[What is needed]
Produce a word-for-word copy of the listing below without its pictures.

[Stored data]

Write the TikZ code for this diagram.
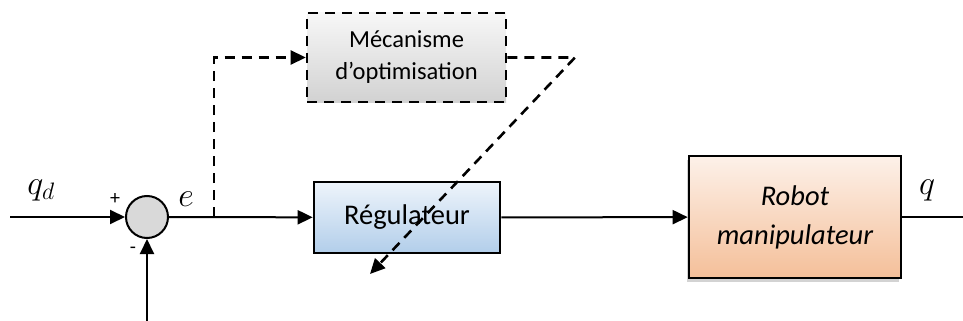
\RequirePackage{fix-cm}
\documentclass[tikz,border=0pt]{standalone}
\usepackage{fontspec}
\setmainfont{Carlito}
\usepackage{tikz}
\usetikzlibrary{arrows.meta,shadows}
\definecolor{Ink}{HTML}{000000}
\definecolor{SumFill}{HTML}{D9D9D9}
\definecolor{GreyTop}{HTML}{F7F7F7}
\definecolor{GreyBot}{HTML}{D2D2D2}
\definecolor{BlueTop}{HTML}{EEF4FB}
\definecolor{BlueBot}{HTML}{B2CEEA}
\definecolor{PeachTop}{HTML}{FDF1E9}
\definecolor{PeachBot}{HTML}{F4BF99}

\begin{document}
\begin{tikzpicture}[x=1pt,y=-1pt,
      block/.style={draw=Ink,line width=2.6pt,align=center,inner sep=0pt},
      sig/.style={line width=2pt,draw=Ink},
      arr/.style={sig,-{Triangle[length=15pt,width=14pt]}},
      dsh/.style={line width=2.6pt,dash pattern=on 10pt off 7pt},
      lbl/.style={font=\fontsize{34}{40}\selectfont}]
      \useasboundingbox (0,0) rectangle (963,321);
      % blocks
      \node[block,dsh,minimum width=199pt,minimum height=89pt,
        top color=GreyTop,bottom color=GreyBot,
        font=\fontsize{24.5}{32}\selectfont] (optim) at (406.5,57.5) {Mécanisme\\d’optimisation};
      \node[block,minimum width=186pt,minimum height=71pt,
        top color=BlueTop,bottom color=BlueBot,
        font=\fontsize{28.5}{34}\selectfont] (regul) at (407,217.5) {Régulateur};
      \node[block,minimum width=212pt,minimum height=122pt,
        top color=PeachTop,bottom color=PeachBot,
        drop shadow={shadow xshift=-2pt,shadow yshift=-4pt,opacity=.35,fill=gray},
        font=\fontsize{28.5}{39}\selectfont\itshape] (robot) at (795,217) {Robot\\manipulateur};
      \node[circle,draw=Ink,line width=2pt,fill=SumFill,minimum size=42pt] (sum) at (147,217) {};
      % free ends
      \coordinate (qin) at (10,217);
      \coordinate (fb) at (147,321);
      \coordinate (qout) at (963,217);
      \coordinate (branch) at (214,217);
      \coordinate (corner) at (214,57.5);
      \coordinate (tip) at (575,57.5);
      \coordinate (adapt) at (370,274);
      % signals
      \draw[arr] (qin) -- (sum);
      \draw[arr] (fb) -- (sum);
      \draw[arr] (sum) -- (regul);
      \draw[arr] (regul) -- (robot);
      \draw[sig] (robot) -- (qout);
      \draw[arr,dsh] (branch) -- (corner) -- (optim);
      \draw[arr,dsh] (optim) -- (tip) -- (adapt);
      % labels
      \node[lbl] (qd) at (41,190) {$q_d$};
      \node[font=\fontsize{20}{24}\selectfont] (plus) at (115,199) {+};
      \node[font=\fontsize{20}{24}\selectfont] (minus) at (133,250) {-};
      \node[lbl] (err) at (186,199) {$e$};
      \node[lbl] (qo) at (927,190) {$q$};
    \end{tikzpicture}
\end{document}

[Answer in full]
Write the TikZ code for this diagram.
\RequirePackage{fix-cm}
\documentclass[tikz,border=0pt]{standalone}
\usepackage{fontspec}
\setmainfont{Carlito}
\usepackage{tikz}
\usetikzlibrary{arrows.meta,shadows}
\definecolor{Ink}{HTML}{000000}
\definecolor{SumFill}{HTML}{D9D9D9}
\definecolor{GreyTop}{HTML}{F7F7F7}
\definecolor{GreyBot}{HTML}{D2D2D2}
\definecolor{BlueTop}{HTML}{EEF4FB}
\definecolor{BlueBot}{HTML}{B2CEEA}
\definecolor{PeachTop}{HTML}{FDF1E9}
\definecolor{PeachBot}{HTML}{F4BF99}

\begin{document}
\begin{tikzpicture}[x=1pt,y=-1pt,
      block/.style={draw=Ink,line width=2.6pt,align=center,inner sep=0pt},
      sig/.style={line width=2pt,draw=Ink},
      arr/.style={sig,-{Triangle[length=15pt,width=14pt]}},
      dsh/.style={line width=2.6pt,dash pattern=on 10pt off 7pt},
      lbl/.style={font=\fontsize{34}{40}\selectfont}]
      \useasboundingbox (0,0) rectangle (963,321);
      % blocks
      \node[block,dsh,minimum width=199pt,minimum height=89pt,
        top color=GreyTop,bottom color=GreyBot,
        font=\fontsize{24.5}{32}\selectfont] (optim) at (406.5,57.5) {Mécanisme\\d’optimisation};
      \node[block,minimum width=186pt,minimum height=71pt,
        top color=BlueTop,bottom color=BlueBot,
        font=\fontsize{28.5}{34}\selectfont] (regul) at (407,217.5) {Régulateur};
      \node[block,minimum width=212pt,minimum height=122pt,
        top color=PeachTop,bottom color=PeachBot,
        drop shadow={shadow xshift=-2pt,shadow yshift=-4pt,opacity=.35,fill=gray},
        font=\fontsize{28.5}{39}\selectfont\itshape] (robot) at (795,217) {Robot\\manipulateur};
      \node[circle,draw=Ink,line width=2pt,fill=SumFill,minimum size=42pt] (sum) at (147,217) {};
      % free ends
      \coordinate (qin) at (10,217);
      \coordinate (fb) at (147,321);
      \coordinate (qout) at (963,217);
      \coordinate (branch) at (214,217);
      \coordinate (corner) at (214,57.5);
      \coordinate (tip) at (575,57.5);
      \coordinate (adapt) at (370,274);
      % signals
      \draw[arr] (qin) -- (sum);
      \draw[arr] (fb) -- (sum);
      \draw[arr] (sum) -- (regul);
      \draw[arr] (regul) -- (robot);
      \draw[sig] (robot) -- (qout);
      \draw[arr,dsh] (branch) -- (corner) -- (optim);
      \draw[arr,dsh] (optim) -- (tip) -- (adapt);
      % labels
      \node[lbl] (qd) at (41,190) {$q_d$};
      \node[font=\fontsize{20}{24}\selectfont] (plus) at (115,199) {+};
      \node[font=\fontsize{20}{24}\selectfont] (minus) at (133,250) {-};
      \node[lbl] (err) at (186,199) {$e$};
      \node[lbl] (qo) at (927,190) {$q$};
    \end{tikzpicture}
\end{document}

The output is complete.